Toronto Pride weekend is now over and it was the best Pride I had ever been to. In past Prides I have never gone downtown if I had to work the Saturday. Since I was off this past Saturday, and since it was so hot out, I decided to cycle to Toronto. I wanted to attend my first Dyke March, which was a women-only, pro-lesbian parade in downtown Toronto. I also saw two free concerts, by Canadian band Dragonette and then a full 17-song set by Cyndi Lauper. It was a packed house for Cyndi, and I was lucky to have been in the fourth row for her 90-minute show. Her first ten songs were blues numbers from her latest album, Memphis Blues, which disappointed a lot of the crowd who expected her to do a show full of eighties hits. She even had harmonica legend Charlie Musselwhite perform with her on stage. Cyndi didn’t get the eighties rolling until the first of three encores. Cyndi performed “Who Let in the Rain”, “Change of Heart” (one of my favourite Cyndi songs) and “Girls Just Want to Have Fun”, which she performed in two parts. The first part followed the familiar version from She’s So Unusual; the second half was as “Hey Now (Girls Just Want to Have Fun)”, her rerecording of the song from 1994. Cyndi rapped exceptionally well to the lines rapped by Patra in the single version. Another blues number followed, plus two eighties hits in the second and third encores: “Time After Time” and “True Colors”.

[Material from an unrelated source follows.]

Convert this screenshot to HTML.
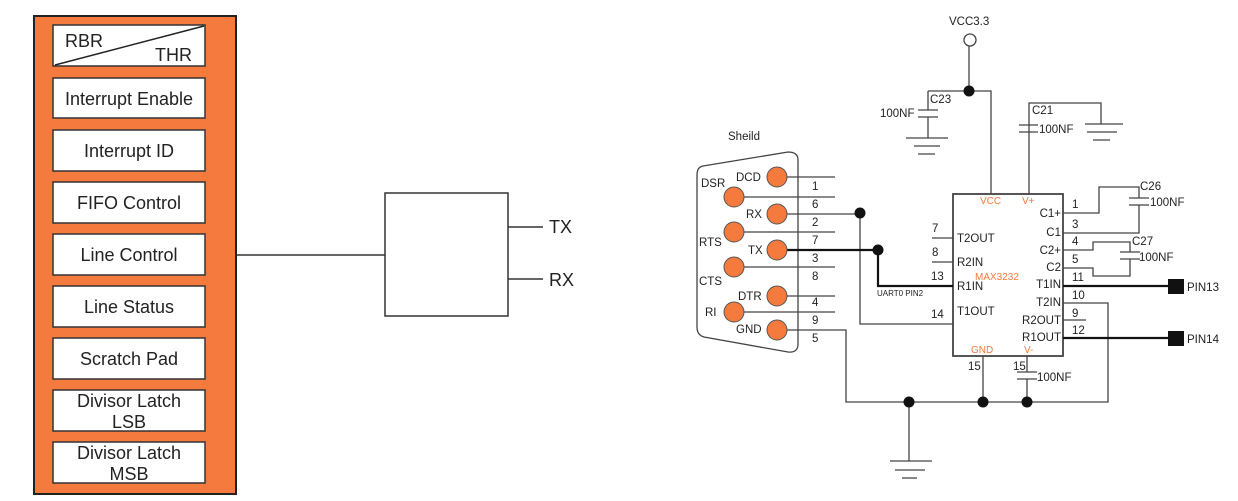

Sunday was Pride Day itself and Mark and I watched the parade from the roof of Glad Day Bookshop, after Mark ran into a friend at the Y earlier that day who invited us to watch it from three storeys up. It was my first parade where I watched it not at street level, and it was the first time I had the guts and bravery like many men (and some women) and go shirtless. It was 32°C, boiling and humid, and I finally just did it. I always chicken out when it comes to taking my shirt off. I have wildly varying degrees of body image which is a topic I have never shared here before. It is a whole entry unto itself but I wonder how I can sometimes be confident enough to post certain photos yet not have the bravery to walk down the streets of downtown Toronto without a shirt–on Pride Day no less.

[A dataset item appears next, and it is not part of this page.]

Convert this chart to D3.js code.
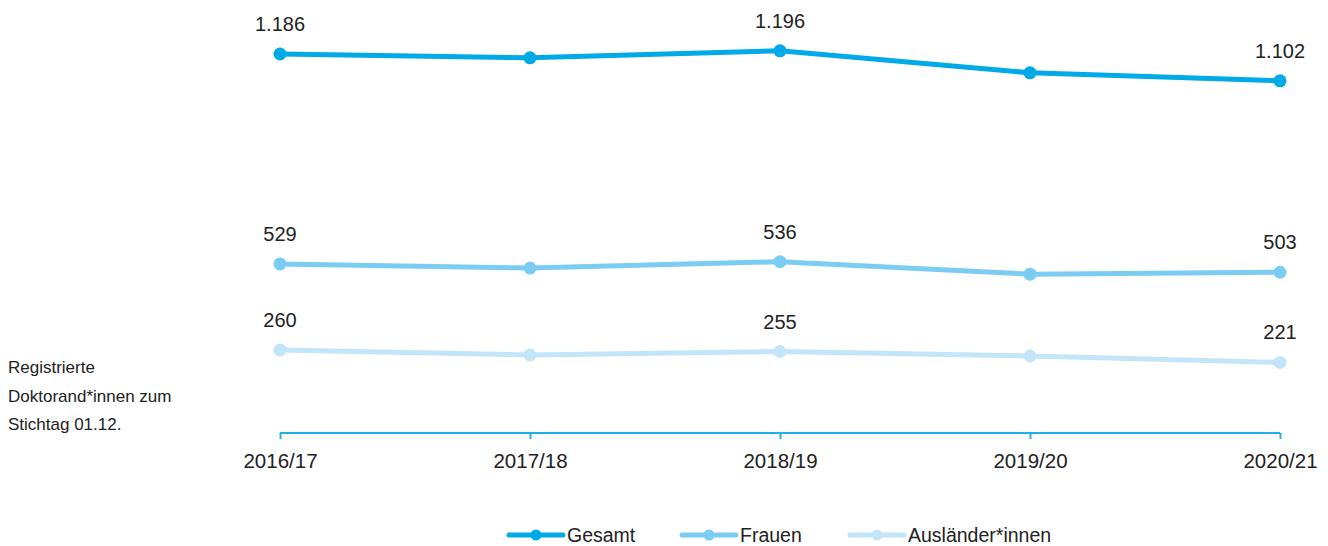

Every year (every year since I had started working out, that is, but then, there have always been plenty of shirtless waifs on Pride Day so why am I so self-conscious?) I have wanted to walk down there and be shirtless with Mark, but I always chicken out. I don’t have any problem with being shirtless in context; for example I spent every day by the many pools at the Phoenix Nationals in 2006 and then at the Orlando Nationals in 2008. However, even at the Y when I am in the changeroom of all places, I face a corner when I take off my work shirt and then again when I change into it when I go home. I don’t reveal myself to anybody if I can help it. My gosh–how have I ended up highjacking my own post into an psychoanalysis of my own body-image insecurities?

Mark and I got our photo taken for free and many couples, families, friends and just single people were in line. We had a bit of a wait for our photo. I liked to hang out at the Toronto Gay Hockey Association information tent. I was pimping for them, chatting up people who walked by and even though I do not play hockey, I consider myself a “hockey wife” and I could answer enquiries about league play just as well as anyone who did play. Mark played a game in his summer hockey league that night and they won 9-1. Mark is known to be a bruiser on the ice yet he had no penalties yesterday. It was a perfect ending to my best Pride weekend ever. And what a good omen since Mark, I am always so proud to trumpet, will be representing Canada in ice hockey at the Gay Games coming up in August in Cologne, Germany!